Reagan - June 5, 2004

       
By Brian Kirwin
Published June 5th, 2008  

Four years ago today, America and the world lost one of its greatest and most beloved leaders.

Ronald Reagan.

A journey that began in Tampico, Illinois ended in his California home that day, four years ago.

Newsweek published this memorial written by his daughter, Patti.

For anyone who has lost a loved one, those anniversaries are both sad and sweet. The sadness is obvious—you don’t stop missing the person who has gone; you don’t stop wishing you’d had one more year, one more day. The sweetness sneaks up on you. It comes in the form of memories, some of them long buried. But mostly it comes with the realization that nothing ever dismantled the love between you, even though many things seemed to along the way.

Patti wrote why this man was great, and as you can imagine, it went beyond politics.

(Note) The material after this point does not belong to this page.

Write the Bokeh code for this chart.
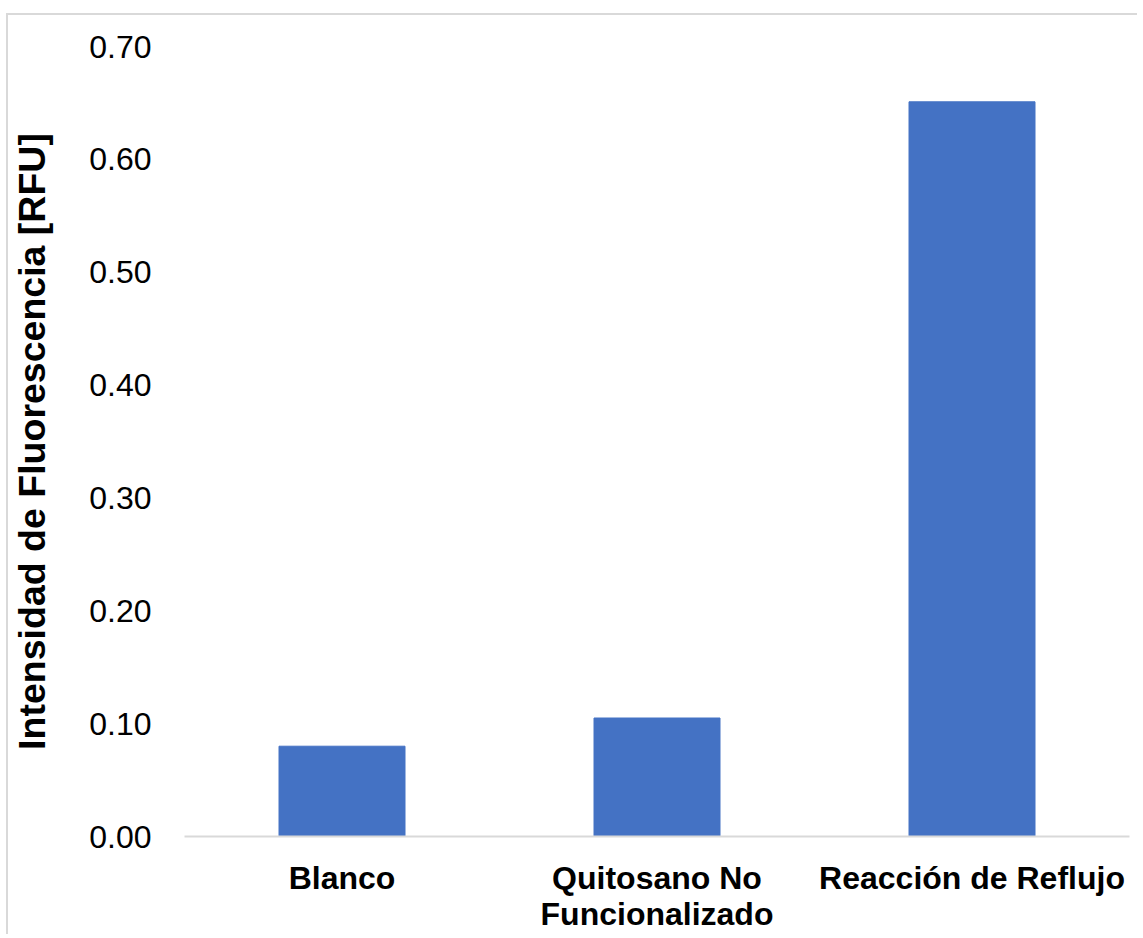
from bokeh.plotting import figure
from bokeh.models import FactorRange, Range1d, FixedTicker, NumeralTickFormatter, ColumnDataSource
from bokeh.embed import file_html
from bokeh.resources import INLINE

categories = ["Blanco", "Quitosano No\nFuncionalizado", "Reacción de Reflujo"]
values = [0.080, 0.105, 0.651]
y_ticks = [0.0, 0.1, 0.2, 0.3, 0.4, 0.5, 0.6, 0.7]

src = ColumnDataSource(dict(cat=categories, val=values))

p = figure(x_range=FactorRange(*categories), y_range=Range1d(0, 0.70),
           width=1131, height=921, output_backend="svg", toolbar_location=None,
           min_border_left=172, min_border_right=10, min_border_top=31, min_border_bottom=100)
p.styles = {"margin-top": "13px", "margin-left": "6px",
            "border-left": "2px solid #d9d9d9", "border-top": "2px solid #d9d9d9"}

p.vbar(x="cat", top="val", width=0.4, source=src, fill_color="#4472C4", line_color="#4472C4")

p.outline_line_color = None
p.xgrid.grid_line_color = None
p.ygrid.grid_line_color = None
p.background_fill_color = "white"
p.border_fill_color = "white"

p.x_range.range_padding = 0
p.xaxis.axis_line_color = "#d9d9d9"
p.xaxis.axis_line_width = 2
p.xaxis.major_tick_line_color = None
p.xaxis.minor_tick_line_color = None
p.xaxis.major_label_text_font = "Liberation Sans"
p.xaxis.major_label_text_font_style = "bold"
p.xaxis.major_label_text_font_size = "32px"
p.xaxis.major_label_text_line_height = 1.0
p.xaxis.major_label_text_color = "black"
p.xaxis.major_label_standoff = 17

p.yaxis.ticker = FixedTicker(ticks=y_ticks)
p.yaxis.formatter = NumeralTickFormatter(format="0.00")
p.yaxis.axis_line_color = None
p.yaxis.major_tick_line_color = None
p.yaxis.minor_tick_line_color = None
p.yaxis.major_label_text_font = "Liberation Sans"
p.yaxis.major_label_text_font_size = "32px"
p.yaxis.major_label_text_color = "black"
p.yaxis.major_label_standoff = 27
p.yaxis.axis_label = "Intensidad de Fluorescencia [RFU]"
p.yaxis.axis_label_text_font = "Liberation Sans"
p.yaxis.axis_label_text_font_style = "bold"
p.yaxis.axis_label_text_font_size = "37.5px"
p.yaxis.axis_label_text_color = "black"
p.yaxis.axis_label_standoff = 33

open("out.html", "w").write(file_html(p, INLINE))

It had nothing to do with politics, but rather with the quality of his character. It had to do with his goodness, his dignity—qualities that we as a nation are hungry for.

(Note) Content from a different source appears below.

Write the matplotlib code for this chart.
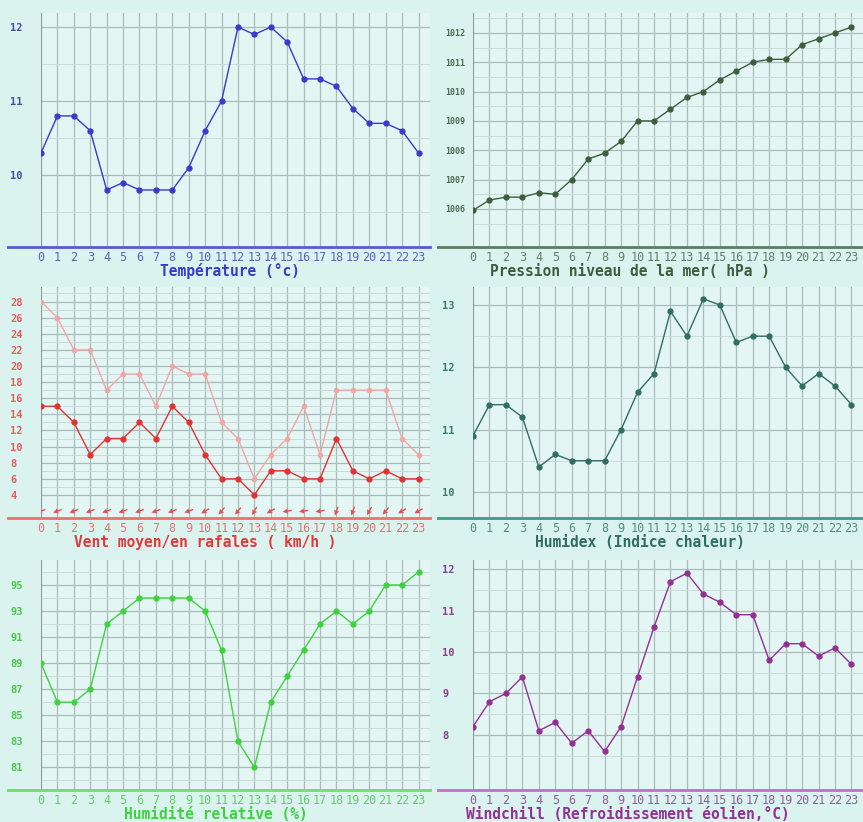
import matplotlib
matplotlib.use("Agg")
import matplotlib.pyplot as plt
import numpy as np

hours = list(range(24))
hour_labels = [str(h) for h in hours]

temperature = [10.3, 10.8, 10.8, 10.6, 9.8, 9.9, 9.8, 9.8, 9.8, 10.1, 10.6, 11.0,
               12.0, 11.9, 12.0, 11.8, 11.3, 11.3, 11.2, 10.9, 10.7, 10.7, 10.6, 10.3]
pressure = [1005.95, 1006.3, 1006.4, 1006.4, 1006.55, 1006.5, 1007.0, 1007.7, 1007.9, 1008.3,
            1009.0, 1009.0, 1009.4, 1009.8, 1010.0, 1010.4, 1010.7, 1011.0, 1011.1, 1011.1,
            1011.6, 1011.8, 1012.0, 1012.2]
wind_mean = [15, 15, 13, 9, 11, 11, 13, 11, 15, 13, 9, 6, 6, 4, 7, 7, 6, 6, 11, 7, 6, 7, 6, 6]
wind_gust = [28, 26, 22, 22, 17, 19, 19, 15, 20, 19, 19, 13, 11, 6, 9, 11, 15, 9, 17, 17, 17, 17, 11, 9]
wind_dir = [70, 70, 70, 70, 70, 70, 70, 70, 70, 70, 60, 40, 40, 30, 60, 80, 80, 80, 20, 20, 30, 40, 60, 60]
humidex = [10.9, 11.4, 11.4, 11.2, 10.4, 10.6, 10.5, 10.5, 10.5, 11.0, 11.6, 11.9,
           12.9, 12.5, 13.1, 13.0, 12.4, 12.5, 12.5, 12.0, 11.7, 11.9, 11.7, 11.4]
humidity = [89, 86, 86, 87, 92, 93, 94, 94, 94, 94, 93, 90, 83, 81, 86, 88, 90, 92, 93, 92, 93, 95, 95, 96]
windchill = [8.2, 8.8, 9.0, 9.4, 8.1, 8.3, 7.8, 8.1, 7.6, 8.2, 9.4, 10.6,
             11.7, 11.9, 11.4, 11.2, 10.9, 10.9, 9.8, 10.2, 10.2, 9.9, 10.1, 9.7]

temp_ticks = [10, 11, 12]
pres_ticks = [1006, 1007, 1008, 1009, 1010, 1011, 1012]
wind_ticks = list(range(4, 30, 2))
humidex_ticks = [10, 11, 12, 13]
hum_ticks = list(range(81, 97, 2))
wc_ticks = [8, 9, 10, 11, 12]

W, H = 863, 822
fig = plt.figure(figsize=(W / 100, H / 100), dpi=100, facecolor="#daf3ef")

MONO = "DejaVu Sans Mono"


def make_ax(left, top, bottom, right):
    return fig.add_axes([left / W, 1 - bottom / H, (right - left) / W, (bottom - top) / H])


def style(ax, ylim, yticks, minor, col_line, col_axis, col_text, xlabel, label_x, axis_ext,
          ysize=7.5, ypad=22):
    ax.set_facecolor("#e4f6f3")
    ax.set_xlim(0, 23.7)
    ax.set_ylim(*ylim)
    for s in ax.spines.values():
        s.set_visible(False)
    ax.set_xticks(hours)
    ax.set_xticklabels(hour_labels, fontfamily=MONO, fontsize=8.5, color=col_text, alpha=0.85)
    ax.set_yticks(yticks)
    ax.set_yticklabels([str(t) for t in yticks], fontfamily=MONO, fontsize=ysize,
                       color=col_text, fontweight="bold")
    ax.set_yticks(minor, minor=True)
    ax.tick_params(axis="x", length=0, pad=3)
    ax.tick_params(axis="y", length=0, pad=ypad)
    ax.tick_params(axis="y", which="minor", length=0)
    for lab in ax.get_yticklabels():
        lab.set_ha("left")
    ax.grid(True, axis="x", color="#a9bcb9", lw=0.9)
    ax.grid(True, axis="y", which="major", color="#a9bcb9", lw=0.9)
    ax.grid(True, axis="y", which="minor", color="#c6d9d5", lw=0.6)
    ax.set_axisbelow(True)
    ax.axvline(0, color="#8a9a98", lw=1.4, zorder=2)
    ax.plot([axis_ext, 1.0], [0, 0], transform=ax.transAxes, clip_on=False,
            color=col_axis, lw=2.0, zorder=3)
    pos = ax.get_position()
    fig.text(label_x / W, pos.y0 - 24 / H, xlabel, fontfamily=MONO, fontsize=10.5,
             fontweight="bold", color=col_line, ha="center", va="center")


def series(ax, vals, color, lw=1.0, ms=3.5):
    ax.plot(hours, vals, color=color, lw=lw, marker="o", ms=ms, mec=color, mfc=color, zorder=4)


# Temperature
ax1 = make_ax(41, 13, 247, 430)
style(ax1, (9.03, 12.19), temp_ticks, [9.5, 10.5, 11.5], "#3a3acb", "#5a5acd", "#4a4aaa",
      "Température (°c)", 230, -0.085)
series(ax1, temperature, "#3a3acb")

# Pressure
ax2 = make_ax(473, 13, 247, 863)
style(ax2, (1004.7, 1012.68), pres_ticks, [1005.5, 1006.5, 1007.5, 1008.5, 1009.5, 1010.5, 1011.5, 1012.5],
      "#3d5e3d", "#5b7d62", "#4d6a55", "Pression niveau de la mer( hPa )", 630, -0.09,
      ysize=6, ypad=20)
series(ax2, pressure, "#3d5e3d")

# Wind
ax3 = make_ax(41, 287, 518, 430)
style(ax3, (1.14, 29.8), wind_ticks, list(range(5, 30, 2)), "#e03a3a", "#ee7070", "#e06060",
      "Vent moyen/en rafales ( km/h )", 205, -0.085)
series(ax3, wind_gust, "#f2a6a6", lw=1.0, ms=3.0)
series(ax3, wind_mean, "#dd3535")
rad = np.deg2rad(np.array(wind_dir, dtype=float))
u = -np.sin(rad)
v = -np.cos(rad)
ax3.quiver(hours, [2.0] * 24, u, v, color="#e05050", scale=42, width=0.0035,
           headwidth=4, headlength=4, headaxislength=3.5, pivot="middle", zorder=5)

# Humidex
ax4 = make_ax(473, 287, 518, 863)
style(ax4, (9.58, 13.29), humidex_ticks, [10.5, 11.5, 12.5], "#2f6e62", "#3f9a8a", "#3f7a70",
      "Humidex (Indice chaleur)", 640, -0.09)
series(ax4, humidex, "#2f6e62")

# Humidity
ax5 = make_ax(41, 560, 790, 430)
style(ax5, (79.26, 96.92), hum_ticks, list(range(80, 97, 2)), "#3ed23e", "#6edc6e", "#4cc84c",
      "Humidité relative (%)", 216, -0.085)
series(ax5, humidity, "#3ed23e")

# Windchill
ax6 = make_ax(473, 560, 790, 863)
style(ax6, (6.67, 12.22), wc_ticks, [7.5, 8.5, 9.5, 10.5, 11.5], "#933093", "#c070c0", "#8a408a",
      "Windchill (Refroidissement éolien,°C)", 628, -0.09)
series(ax6, windchill, "#933093")

fig.savefig("out.png", dpi=100, facecolor=fig.get_facecolor())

And one comment to today’s political campaigning - What would Reagan say?

My father would be perplexed by the overabundance of meanness in the political field. And he would be deeply saddened by it. His wish, I think, would be that we as a country turn our backs on the vitriol that has become too commonplace and demand that the “race” for president become a dignified one, as archaic as that may sound these days.

Take a moment today, and remember the Gipper.
(crossposted at Reagan’s GOP)

Comments

One Response to “Reagan - June 5, 2004”

  1. Ian JordanNo Gravatar on June 5th, 2008 at 7:17 pm

    Beloved, yes. Great? Not by a long shot.